В 1993 году АН отправился с семьей в отпуск на Волгу. Много рыбачил, вместе со своим любимым учеником Регелем жил в палатке и в общем-то прекрасно отдыхал. После возвращения в институт Анатолий Петрович захотел встретиться со своим любимым секретарем Ниной Васильевной Вялковой. Они прекрасно посидели у Анатолия Петровича дома, как всегда, много смеялись. Александров пел романсы Вертинского и арии из «Евгения Онегина».

Зимой состояние его здоровья ухудшилось. Не дожив несколько дней до своего 91-летия, Анатолий Петрович умер. Похоронили его по военно-морскому обычаю, с флагом первой атомной подводной лодки, как он и просил.
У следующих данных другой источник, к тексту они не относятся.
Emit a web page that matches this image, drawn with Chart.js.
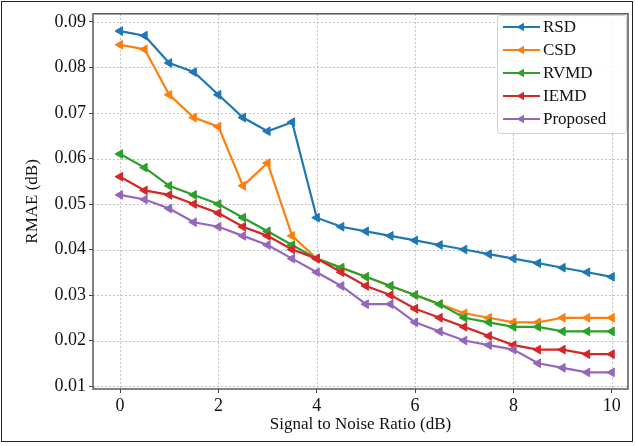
<!DOCTYPE html>
<html>
<head>
<meta charset="utf-8">
<script src="https://cdn.jsdelivr.net/npm/chart.js@4/dist/chart.umd.min.js"></script>
<style>
  html, body { margin: 0; padding: 0; background: #fff; }
  #wrap { position: relative; width: 635px; height: 446px; }
  canvas { display: block; }
</style>
</head>
<body>
<div id="wrap"><canvas id="c" width="635" height="446"></canvas></div>
<script>
const snr = [0, 0.5, 1, 1.5, 2, 2.5, 3, 3.5, 4, 4.5, 5, 5.5, 6, 6.5, 7, 7.5, 8, 8.5, 9, 9.5, 10];
const rsd = [0.088, 0.087, 0.081, 0.079, 0.074, 0.069, 0.066, 0.068, 0.047, 0.045, 0.044, 0.043, 0.042, 0.041, 0.040, 0.039, 0.038, 0.037, 0.036, 0.035, 0.034];
const csd = [0.085, 0.084, 0.074, 0.069, 0.067, 0.054, 0.059, 0.043, 0.038, 0.036, 0.034, 0.032, 0.030, 0.028, 0.026, 0.025, 0.024, 0.024, 0.025, 0.025, 0.025];
const rvmd = [0.061, 0.058, 0.054, 0.052, 0.050, 0.047, 0.044, 0.041, 0.038, 0.036, 0.034, 0.032, 0.030, 0.028, 0.025, 0.024, 0.023, 0.023, 0.022, 0.022, 0.022];
const iemd = [0.056, 0.053, 0.052, 0.050, 0.048, 0.045, 0.043, 0.040, 0.038, 0.035, 0.032, 0.030, 0.027, 0.025, 0.023, 0.021, 0.019, 0.018, 0.018, 0.017, 0.017];
const proposed = [0.052, 0.051, 0.049, 0.046, 0.045, 0.043, 0.041, 0.038, 0.035, 0.032, 0.028, 0.028, 0.024, 0.022, 0.020, 0.019, 0.018, 0.015, 0.014, 0.013, 0.013];

const seriesNames = ['RSD', 'CSD', 'RVMD', 'IEMD', 'Proposed'];
const seriesValues = [rsd, csd, rvmd, iemd, proposed];
const seriesColors = ['#1f77b4', '#ff7f0e', '#2ca02c', '#d62728', '#9467bd'];

const xTicks = [0, 2, 4, 6, 8, 10];
const yTicks = [0.01, 0.02, 0.03, 0.04, 0.05, 0.06, 0.07, 0.08, 0.09];

const FONT = "'Liberation Serif', 'Times New Roman', serif";

const datasets = seriesNames.map((name, i) => ({
  label: name,
  data: snr.map((x, j) => ({ x: x, y: seriesValues[i][j] })),
  borderColor: seriesColors[i],
  backgroundColor: seriesColors[i],
  pointBackgroundColor: seriesColors[i],
  pointBorderColor: seriesColors[i],
  borderWidth: 2.2,
  pointStyle: 'triangle',
  pointRotation: 270,
  pointRadius: 5,
  pointBorderWidth: 1,
  tension: 0,
  order: seriesNames.length - i
}));

const gridPlugin = {
  id: 'dottedGrid',
  beforeDatasetsDraw(chart) {
    const ctx = chart.ctx;
    const a = chart.chartArea;
    const xs = chart.scales.x, ys = chart.scales.y;
    ctx.save();
    ctx.strokeStyle = '#c0c0c0';
    ctx.lineWidth = 1;
    ctx.setLineDash([2, 2]);
    xs.ticks.forEach(t => {
      const px = Math.round(xs.getPixelForValue(t.value)) + 0.5;
      ctx.beginPath(); ctx.moveTo(px, a.top); ctx.lineTo(px, a.bottom); ctx.stroke();
    });
    ys.ticks.forEach(t => {
      const py = Math.round(ys.getPixelForValue(t.value)) + 0.5;
      ctx.beginPath(); ctx.moveTo(a.left, py); ctx.lineTo(a.right, py); ctx.stroke();
    });
    ctx.restore();
  }
};

const framePlugin = {
  id: 'frame',
  afterDraw(chart) {
    const ctx = chart.ctx;
    const a = chart.chartArea;
    ctx.save();
    ctx.strokeStyle = '#5a5a5a';
    ctx.lineWidth = 1.5;
    ctx.strokeRect(a.left, a.top, a.right - a.left, a.bottom - a.top);
    const lx = 497, ly = 15, lw = 129, lh = 118;
    ctx.fillStyle = 'rgba(255,255,255,0.85)';
    ctx.strokeStyle = '#d0d0d0';
    ctx.lineWidth = 1;
    ctx.beginPath();
    if (ctx.roundRect) ctx.roundRect(lx + 0.5, ly + 0.5, lw, lh, 3); else ctx.rect(lx + 0.5, ly + 0.5, lw, lh);
    ctx.fill();
    ctx.stroke();
    ctx.font = "17px " + FONT;
    ctx.textBaseline = 'middle';
    ctx.textAlign = 'left';
    chart.data.datasets.forEach((ds, i) => {
      const y = ly + 12 + i * 23;
      ctx.strokeStyle = ds.borderColor;
      ctx.lineWidth = 2.2;
      ctx.beginPath();
      ctx.moveTo(lx + 6, y);
      ctx.lineTo(lx + 43, y);
      ctx.stroke();
      const cx = lx + 24.5, r = 5;
      ctx.fillStyle = ds.borderColor;
      ctx.beginPath();
      ctx.moveTo(cx - r, y);
      ctx.lineTo(cx + r * 0.5, y - r * 0.87);
      ctx.lineTo(cx + r * 0.5, y + r * 0.87);
      ctx.closePath();
      ctx.fill();
      ctx.fillStyle = '#111';
      ctx.fillText(ds.label, lx + 46, y + 1);
    });
    ctx.strokeStyle = '#222';
    ctx.lineWidth = 1;
    ctx.strokeRect(1.5, 1.5, 631, 440);
    ctx.restore();
  }
};

const gridOpts = {
  drawOnChartArea: false,
  drawTicks: true,
  tickLength: 4,
  tickColor: '#444',
  tickWidth: 1
};

new Chart(document.getElementById('c'), {
  type: 'line',
  data: { datasets: datasets },
  options: {
    responsive: false,
    animation: false,
    devicePixelRatio: 1,
    layout: { padding: { top: 8, right: 7, left: 0, bottom: 0 } },
    plugins: {
      legend: { display: false },
      tooltip: { enabled: false }
    },
    scales: {
      x: {
        type: 'linear',
        min: -0.55,
        max: 10.33,
        afterBuildTicks(scale) { scale.ticks = xTicks.map(v => ({ value: v })); },
        afterFit(scale) { scale.height = 57; },
        ticks: {
          color: '#111',
          font: { family: FONT, size: 18 },
          padding: 2,
          maxRotation: 0,
          callback: v => String(v)
        },
        grid: gridOpts,
        border: { display: false },
        title: {
          display: true,
          text: 'Signal to Noise Ratio (dB)',
          color: '#111',
          font: { family: FONT, size: 17 },
          padding: { top: 0, bottom: 11 }
        }
      },
      y: {
        type: 'linear',
        min: 0.00935,
        max: 0.0918,
        afterBuildTicks(scale) { scale.ticks = yTicks.map(v => ({ value: v })); },
        afterFit(scale) { scale.width = 93; },
        ticks: {
          color: '#111',
          font: { family: FONT, size: 18 },
          padding: 3,
          callback: v => v.toFixed(2)
        },
        grid: gridOpts,
        border: { display: false },
        title: {
          display: true,
          text: 'RMAE (dB)',
          color: '#111',
          font: { family: FONT, size: 17 },
          padding: { top: 22, bottom: 0 }
        }
      }
    }
  },
  plugins: [gridPlugin, framePlugin]
});
</script>
</body>
</html>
Самым большим достижением в жизни Анатолий Петрович называл свою большую и дружную семью. Дети АП тоже решили связать свою жизнь с наукой. Вот статистика семьи Александровых, которой позавидует любой научно-исследовательский институт: 26 человек окончили вузы, из них 18 – МГУ им. М. В. Ломоносова! Из членов семьи Александрова при желании можно собрать настоящий ученый совет – есть и 9 кандидатов, и 4 доктора наук. В основном его потомки занимаются физикой и биологией. Каждый год все 50 представителей семейства Александровых собираются на день рождения АП. В семье до сих пор жива традиция ставить спектакли и организовывать большие праздники.

Незримое присутствие АП чувствуется и в доме на Пехотной, и в Институте атомной энергии, и в Академии наук. Его внуки, ученики, коллеги и последователи еще раз подтверждают, что настоящие академики живут не до девяноста, они живут вечно.

 

Основные даты жизни и деятельности А. П. Александрова

1903 г. – Родился в городе Тараща, Киевская губерния.

1912 г. – Начало учебы в Киевском реальном училище.

1920 г. – Устроился на свою первую работу в качестве электрика.

1924 г. – Поступил в Киевский университет.

1929 г. – Выпустил свою первую научную статью по поляризации.

1930 г. – Стал сотрудником ЛФТИ.

1933 г. – Женился на Марианне Балашовой.

1936 г. – Начало работ по размагничиванию кораблей.

1941 г. – Защитил докторскую диссертацию «Релаксация в полимерах», получил звание доктора физико-математических наук.

1942 г. – Стал лауреатом Сталинской премии за разработку метода по размагничиванию кораблей.

1943 г. – Стал членом-корреспондентом АН СССР.

1946 г. – Получил пост директора Института физических проблем.

1948 г. – Возглавил работы по проектировке промышленных реакторов – наработчиков оружейного плутония в ЛИПАН.

1950 г. – В эксплуатацию введен первый промышленный реактор, созданный под научным руководством А. П. Александрова.

1955 г. – Стал заместителем начальника Лаборатории измерительных приборов АН СССР.

1958 г. – Состоялся спуск на воду первой советской атомной подводной лодки.

1959 г. – Прошли опытные испытания атомного ледокола «Ленин».

1960 г. – После смерти И. В. Курчатова возглавил Институт атомной энергии (ЛИПАН).

1962 г. – Вступил в Коммунистическую партию Советского Союза, избран депутатом Верховного Совета СССР.

1973 г. – Избран членом Шведской королевской Академии инженерных наук.

1975 г. – Абсолютным большинством голосов избран президентом Академии наук СССР.

1986 г. – Произошла авария на Чернобыльской АЭС. А. П. Александров выступил с просьбой освободить его от должности президента АН СССР.

1988 г. – Ушел с поста директора ИАЭ. Назначен почетным директором ИАЭ им. И. В. Курчатова.

1994 г. – Анатолий Петрович Александров ушел из жизни.